Mobile phone users in Europe could face higher domestic charges if the European Union forces telecom companies to limit the costs of international calls, an industry group statement, quoted by an Associated Press report, said.
'It could be foreseen that the rate of the decrease of the domestic tariffs will stall, or stop altogether,' Aoife Sexton, acting head of regulatory affairs of the GSM Association, which represents more than 700 cell phone operators around the world, was quoted in the statement as saying.
The Associated Press report said the industry is opposing a bill before the European Parliament that would cap roaming charges for mobile phone calls made abroad within the EU, by imposing a ceiling at 40 euro cents ($0.54) per minute for an outgoing call and 15 euro cents ($0.20) per minute for an incoming call.
Sexton cited a study conducted for the industry which said the proposed EU legislation would cut operators' annual retail revenues from roaming by more than half, from 5 billion euros ($6.8 billion) to 2.4 billion euros ($3.3 billion), the report said.

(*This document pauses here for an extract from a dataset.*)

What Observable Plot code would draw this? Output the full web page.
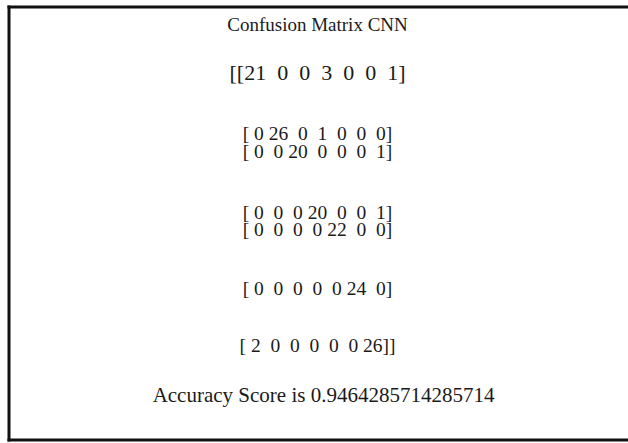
<!DOCTYPE html>
<html>
<head>
<meta charset="utf-8">
<script src="https://cdn.jsdelivr.net/npm/d3@7"></script>
<script src="https://cdn.jsdelivr.net/npm/@observablehq/plot@0.6"></script>
<style>
  html, body { margin: 0; padding: 0; background: #fff; overflow: hidden; }
  svg text { white-space: pre; }
</style>
</head>
<body>
<div id="chart"></div>
<script>
// ---- data ----
const title = "Confusion Matrix CNN";
const row0 = [21, 0, 0, 3, 0, 0, 1];
const row1 = [0, 26, 0, 1, 0, 0, 0];
const row2 = [0, 0, 20, 0, 0, 0, 1];
const row3 = [0, 0, 0, 20, 0, 0, 1];
const row4 = [0, 0, 0, 0, 22, 0, 0];
const row5 = [0, 0, 0, 0, 0, 24, 0];
const row6 = [2, 0, 0, 0, 0, 0, 26];
const accuracyLabel = "Accuracy Score is";
const accuracy = 0.9464285714285714;

// ---- build text lines (numpy-style printing) ----
const matrix = [row0, row1, row2, row3, row4, row5, row6];
const fmt = (v) => String(v).padStart(2, " ");
const matrixLines = matrix.map((r, i) =>
  (i === 0 ? "[[" : "[") + r.map(fmt).join(" ") + (i === matrix.length - 1 ? "]]" : "]")
);
const allLines = [title, ...matrixLines, `${accuracyLabel} ${accuracy}`]
  .map((text, i) => ({line: i, text}));
const titleLine = allLines.slice(0, 1);
const firstRow = allLines.slice(1, 2);
const otherRows = allLines.slice(2, 8);
const accLine = allLines.slice(8);

// piecewise layout of the text lines (line order -> vertical slot)
const lineScale = d3.scaleLinear()
  .domain([0, 1, 2, 3, 4, 5, 6, 7, 8])
  .range([24, 72, 133, 151, 212, 229, 288, 345, 395]);

const common = {
  x: () => 0.5,
  y: (d) => lineScale(d.line),
  text: "text",
  fill: "#1a1a1a",
  lineAnchor: "middle"
};

const chart = Plot.plot({
  width: 628,
  height: 443,
  marginLeft: 8.5,
  marginRight: -20,
  marginTop: 6.5,
  marginBottom: 3.5,
  style: {fontFamily: "'Liberation Serif', 'Times New Roman', serif", background: "#fff", overflow: "hidden"},
  x: {axis: null, domain: [0, 1], range: [8.5, 625.5]},
  y: {axis: null, type: "identity"},
  marks: [
    Plot.frame({anchor: "left", stroke: "#111", strokeWidth: 3}),
    Plot.frame({anchor: "top", stroke: "#111", strokeWidth: 3}),
    Plot.frame({anchor: "bottom", stroke: "#111", strokeWidth: 3}),
    Plot.text(titleLine, {...common, fontSize: 19}),
    Plot.text(firstRow, {...common, fontSize: 22}),
    Plot.text(otherRows, {...common, fontSize: 19.5}),
    Plot.text(accLine, {...common, fontSize: 21, dx: 6})
  ]
});
document.getElementById("chart").appendChild(chart);
</script>
</body>
</html>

The European Commission introduced the bill to curb roaming charges, claiming network providers are reaping massive profits from inflated prices for calls from one EU nation to another, the Associated Press report added.
The EU's executive body aimed to slash roaming fees by as much as 70%, it added.
Last week, the European Parliament's industry committee went further, suggesting still lower caps in the cost of cross-border calls.If those suggestions are passed by the full parliament next month and approved by governments of the 27 EU nations in June, Sexton warned phone companies could be forced to operate roaming networks at a loss, harming investment and competition, the report further said.